Records
----------
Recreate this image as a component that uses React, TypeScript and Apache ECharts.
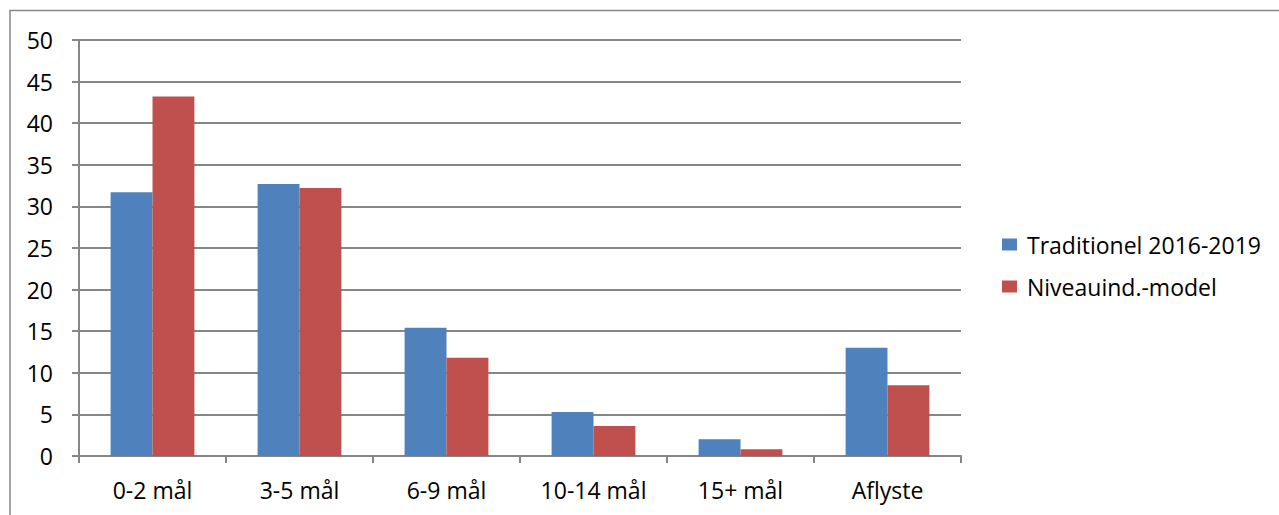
import React, { useEffect, useRef } from "react";
import * as echarts from "echarts";

const categories = ["0-2 mål", "3-5 mål", "6-9 mål", "10-14 mål", "15+ mål", "Aflyste"];
const seriesNames = ["Traditionel 2016-2019", "Niveauind.-model"];
const traditionel = [31.7, 32.7, 15.4, 5.3, 2.0, 13.0];
const niveauind = [43.2, 32.2, 11.8, 3.6, 0.8, 8.5];
const colors = ["#4F81BD", "#C0504D"];

const FONT = "'Open Sans', 'Noto Sans', sans-serif";
const FS = 23;
const LINE = "#868686";

export default function App() {
  const ref = useRef<HTMLDivElement>(null);
  useEffect(() => {
    if (!ref.current) return;
    const chart = echarts.init(ref.current, null, { renderer: "svg" });
    chart.setOption({
      animation: false,
      backgroundColor: "#ffffff",
      textStyle: { fontFamily: FONT },
      grid: { left: 79, right: 318, top: 40, bottom: 59, containLabel: false },
      graphic: [
        {
          type: "rect",
          shape: { x: 10, y: 10.5, width: 1400, height: 700 },
          style: { fill: "none", stroke: LINE, lineWidth: 1.5 },
          silent: true,
          z: -1,
        },
      ],
      legend: {
        orient: "vertical",
        left: 1002,
        top: 233,
        padding: 0,
        itemWidth: 15,
        itemHeight: 12,
        itemGap: 19,
        icon: "rect",
        textStyle: { fontSize: FS, color: "#000", fontFamily: FONT, padding: [0, 0, 0, 5] },
        data: seriesNames,
      },
      xAxis: {
        type: "category",
        data: categories,
        axisLine: { lineStyle: { color: LINE, width: 2 } },
        axisTick: { show: true, length: 7, lineStyle: { color: LINE, width: 2 } },
        axisLabel: { color: "#000", fontSize: FS, margin: 22, fontFamily: FONT },
      },
      yAxis: {
        type: "value",
        min: 0,
        max: 50,
        interval: 5,
        axisLine: { show: true, lineStyle: { color: LINE, width: 2 } },
        axisTick: { show: true, length: 7, lineStyle: { color: LINE, width: 2 } },
        axisLabel: { color: "#000", fontSize: FS, margin: 26, fontFamily: FONT },
        splitLine: { lineStyle: { color: LINE, width: 2 } },
      },
      series: [
        {
          name: seriesNames[0],
          type: "bar",
          data: traditionel,
          itemStyle: { color: colors[0] },
          barGap: "0%",
          barCategoryGap: "43%",
        },
        {
          name: seriesNames[1],
          type: "bar",
          data: niveauind,
          itemStyle: { color: colors[1] },
          barGap: "0%",
          barCategoryGap: "43%",
        },
      ],
    });
    return () => chart.dispose();
  }, []);
  return (
    <div
      ref={ref}
      style={{ position: "fixed", left: 0, top: 0, width: 1279, height: 515 }}
    />
  );
}
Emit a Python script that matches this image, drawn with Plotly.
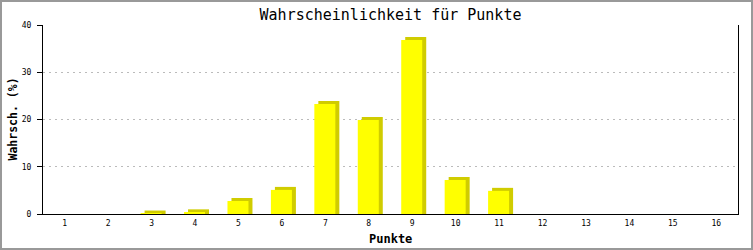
----------
▶ [EXERCISE AIM] Print the listing above in full, exactly as written. Omit any pictures.

▶ [TASK OUTPUT]
Recreate this image as a component that uses React, TypeScript and Apache ECharts.
import React, { useEffect, useRef } from "react";
import * as echarts from "echarts";

const categories = ["0-2 mål", "3-5 mål", "6-9 mål", "10-14 mål", "15+ mål", "Aflyste"];
const seriesNames = ["Traditionel 2016-2019", "Niveauind.-model"];
const traditionel = [31.7, 32.7, 15.4, 5.3, 2.0, 13.0];
const niveauind = [43.2, 32.2, 11.8, 3.6, 0.8, 8.5];
const colors = ["#4F81BD", "#C0504D"];

const FONT = "'Open Sans', 'Noto Sans', sans-serif";
const FS = 23;
const LINE = "#868686";

export default function App() {
  const ref = useRef<HTMLDivElement>(null);
  useEffect(() => {
    if (!ref.current) return;
    const chart = echarts.init(ref.current, null, { renderer: "svg" });
    chart.setOption({
      animation: false,
      backgroundColor: "#ffffff",
      textStyle: { fontFamily: FONT },
      grid: { left: 79, right: 318, top: 40, bottom: 59, containLabel: false },
      graphic: [
        {
          type: "rect",
          shape: { x: 10, y: 10.5, width: 1400, height: 700 },
          style: { fill: "none", stroke: LINE, lineWidth: 1.5 },
          silent: true,
          z: -1,
        },
      ],
      legend: {
        orient: "vertical",
        left: 1002,
        top: 233,
        padding: 0,
        itemWidth: 15,
        itemHeight: 12,
        itemGap: 19,
        icon: "rect",
        textStyle: { fontSize: FS, color: "#000", fontFamily: FONT, padding: [0, 0, 0, 5] },
        data: seriesNames,
      },
      xAxis: {
        type: "category",
        data: categories,
        axisLine: { lineStyle: { color: LINE, width: 2 } },
        axisTick: { show: true, length: 7, lineStyle: { color: LINE, width: 2 } },
        axisLabel: { color: "#000", fontSize: FS, margin: 22, fontFamily: FONT },
      },
      yAxis: {
        type: "value",
        min: 0,
        max: 50,
        interval: 5,
        axisLine: { show: true, lineStyle: { color: LINE, width: 2 } },
        axisTick: { show: true, length: 7, lineStyle: { color: LINE, width: 2 } },
        axisLabel: { color: "#000", fontSize: FS, margin: 26, fontFamily: FONT },
        splitLine: { lineStyle: { color: LINE, width: 2 } },
      },
      series: [
        {
          name: seriesNames[0],
          type: "bar",
          data: traditionel,
          itemStyle: { color: colors[0] },
          barGap: "0%",
          barCategoryGap: "43%",
        },
        {
          name: seriesNames[1],
          type: "bar",
          data: niveauind,
          itemStyle: { color: colors[1] },
          barGap: "0%",
          barCategoryGap: "43%",
        },
      ],
    });
    return () => chart.dispose();
  }, []);
  return (
    <div
      ref={ref}
      style={{ position: "fixed", left: 0, top: 0, width: 1279, height: 515 }}
    />
  );
}
Emit a Python script that matches this image, drawn with Plotly.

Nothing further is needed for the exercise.